Living conditions change dramatically for some families who are moving in to the new homes, which cost about $200,000 each to build.
 
After 15 years, the tribe will own the homes and decide whether to transfer ownership to individuals or continue to rent them. McDougall says the tax credit program is critical to solving the tribes housing shortage.
 
"Without it we wouldn't be able to put new homes on the reservation. We of course don't have enough dollars to stretch to give homeowners that opportunity," she said. "So the tax credit is the way to do it right now."
 
The tribe boosted its chances of winning $7 million in tax credits by putting aside a $1.3 million federal stimulus grant in its latest application.
 
When developers apply to the state of Minnesota for tax credits, state officials use a complex scoring system to rate the applications. Tribes often build streets and sewers to raise their scores.
 
Northern Minnesota tribes are adept at using the tax credit to improve housing, said James Horvick, a vice president for Raymond James Investments who connects investors with tribal officials.
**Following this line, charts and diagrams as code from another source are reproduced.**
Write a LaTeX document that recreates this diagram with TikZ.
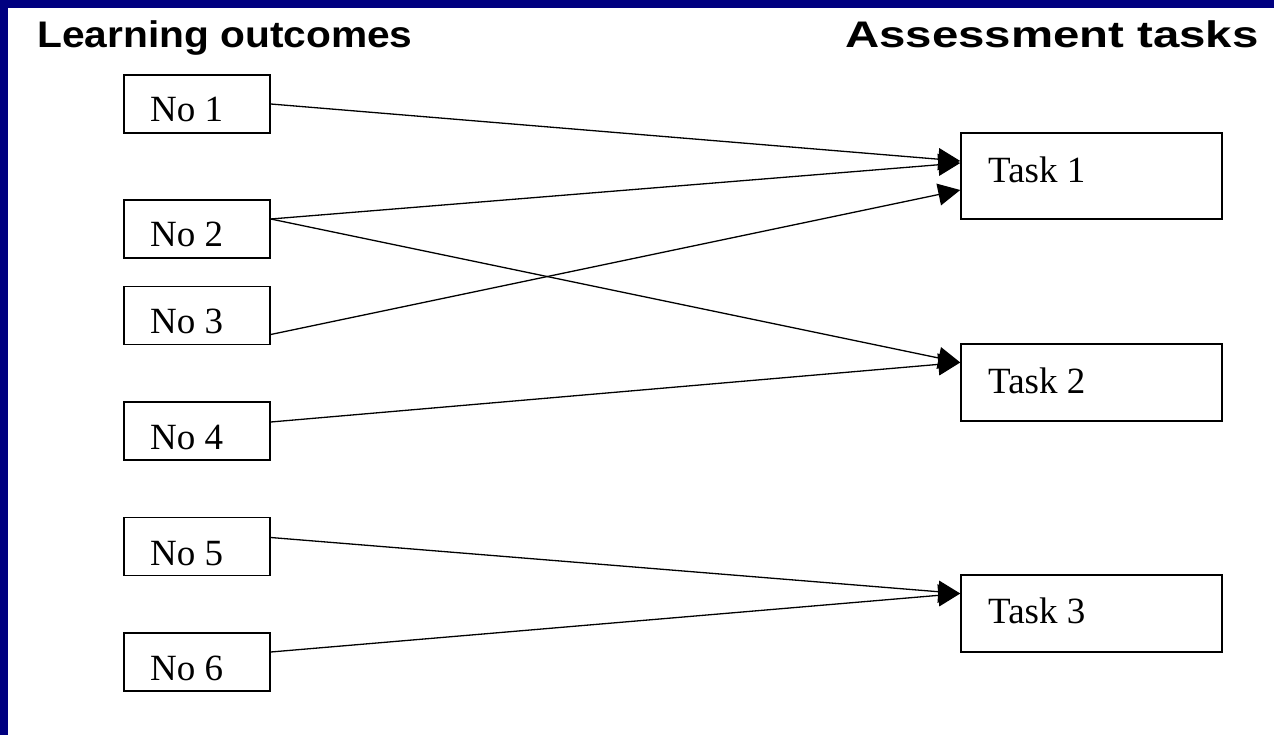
\documentclass[tikz,border=0pt]{standalone}
\usepackage{fontspec}
\setmainfont{Liberation Serif}
\newfontfamily\headfont{Liberation Sans}
\usetikzlibrary{arrows.meta}
\definecolor{navy}{RGB}{0,0,128}
\begin{document}
\begin{tikzpicture}[x=1pt,y=-1pt,
  obox/.style={draw=black,line width=1.5pt,minimum width=146pt,minimum height=58pt,inner sep=0pt,fill=white},
  tbox/.style={draw=black,line width=1.5pt,minimum width=261pt,minimum height=77pt,inner sep=0pt,fill=white},
  lbl/.style={anchor=base west,inner sep=0pt,font=\fontsize{37}{40}\selectfont},
  head/.style={anchor=base west,inner sep=0pt,font=\headfont\bfseries\fontsize{37}{40}\selectfont},
  conn/.style={draw=black,line width=1.3pt,-{Triangle[length=22pt,width=22pt]}}]
\useasboundingbox (0,0) rectangle (1274,735);
\fill[navy] (0,0) rectangle (1274,735);
\fill[white] (8,8) rectangle (1274,735);
\node[head] (h1) at (37,48) {\scalebox{1.10}[1]{Learning outcomes}};
\node[head] (h2) at (845,48) {\scalebox{1.28}[1]{Assessment tasks}};
\node[obox] (n1) at (197,104) {};
\node[obox] (n2) at (197,229) {};
\node[obox] (n3) at (197,315.5) {};
\node[obox] (n4) at (197,431) {};
\node[obox] (n5) at (197,546.5) {};
\node[obox] (n6) at (197,662) {};
\node[tbox,minimum height=86pt] (t1) at (1091.5,176) {};
\node[tbox] (t2) at (1091.5,382.5) {};
\node[tbox] (t3) at (1091.5,613.5) {};
\node[lbl] (l1) at (150,122) {No 1};
\node[lbl] (l2) at (150,247) {No 2};
\node[lbl] (l3) at (150,334) {No 3};
\node[lbl] (l4) at (150,449) {No 4};
\node[lbl] (l5) at (150,565) {No 5};
\node[lbl] (l6) at (150,680) {No 6};
\node[lbl] (m1) at (988,183) {Task 1};
\node[lbl] (m2) at (988,393) {Task 2};
\node[lbl] (m3) at (988,623) {Task 3};
\draw[conn] (n1.east) -- ([yshift=15pt]t1.west);
\draw[conn] ([yshift=10pt]n2.east) -- ([yshift=13pt]t1.west);
\draw[conn] ([yshift=-19pt]n3.east) -- ([yshift=-14pt]t1.west);
\draw[conn] ([yshift=10pt]n2.east) -- ([yshift=20pt]t2.west);
\draw[conn] ([yshift=9pt]n4.east) -- ([yshift=20pt]t2.west);
\draw[conn] ([yshift=9pt]n5.east) -- ([yshift=20pt]t3.west);
\draw[conn] ([yshift=10pt]n6.east) -- ([yshift=20pt]t3.west);
\end{tikzpicture}
\end{document}
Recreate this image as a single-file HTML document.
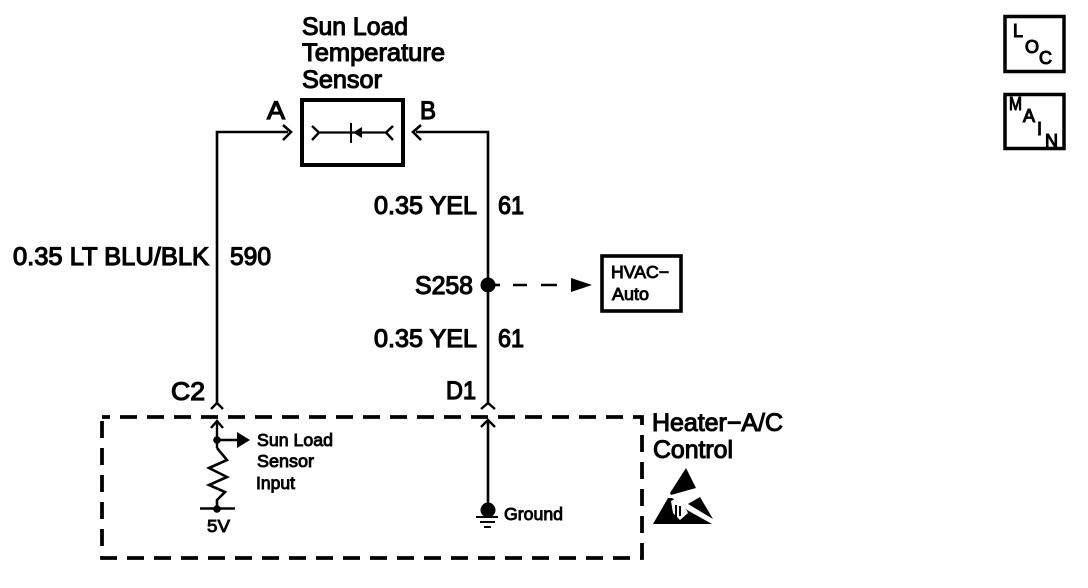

He said big banks are the primary investors.
 
"This is just my opinion, but it's probably the case tribes have leveraged the program over the past 10 years as effectively as possible," he said. "People are probably applying for five or six dollars of tax credit for every dollar that's available."
 
The program has produced results on the reservation, where lifelong resident Wendy Roy, 50, now lives in a new small home with red siding and a shiny metal roof.
 
Roy's three-bedroom house is designed to be energy efficient, with big south-facing windows that generate passive solar heat in the winter.  It's also wired for solar panels that will be installed on the roof as money is available.
 
Inside, the rooms are small, but the wood-lined cathedral ceilings add light and space. The house has a lot of woodwork and easy to care for hardwood floors.
 
Roy, who lives with two grandsons, moved in two months ago after living in a cramped apartment. She receives disability payments through Social Security and pays rent based on her $1,000 a month income. She also receives credits for caring for grandchildren.
 
"My payments went from $565 a month plus having to pay utilities, to $156 a month," she said. "That's just unbelievable -- and such a gift.  It's going to be so much less stressful for me, so much more enjoyable."
 
Even though Roy is a renter, she had to take a homeownership class, and learn basic home repairs. In 15 years, after the tax credit expires, she hopes to own the house.
 
She said it's exciting to have a place she can think of as her own.
 
"I took some of the left over siding and built a box to match the house, for the garbage," she said. "I have plans to put in a sandbox for the boys and a little playground equipment for them to play."
 
Although tax credits are often used to build low-income apartment buildings, tapping them to build single-family homes is a unique use of the program.
 
White Earth officials are already preparing to pursue another tax-credit project to rehabilitate 25 to 30 existing homes on the reservation.
 
Minnesota tribes have used the program to build hundreds of housing units in the past decade.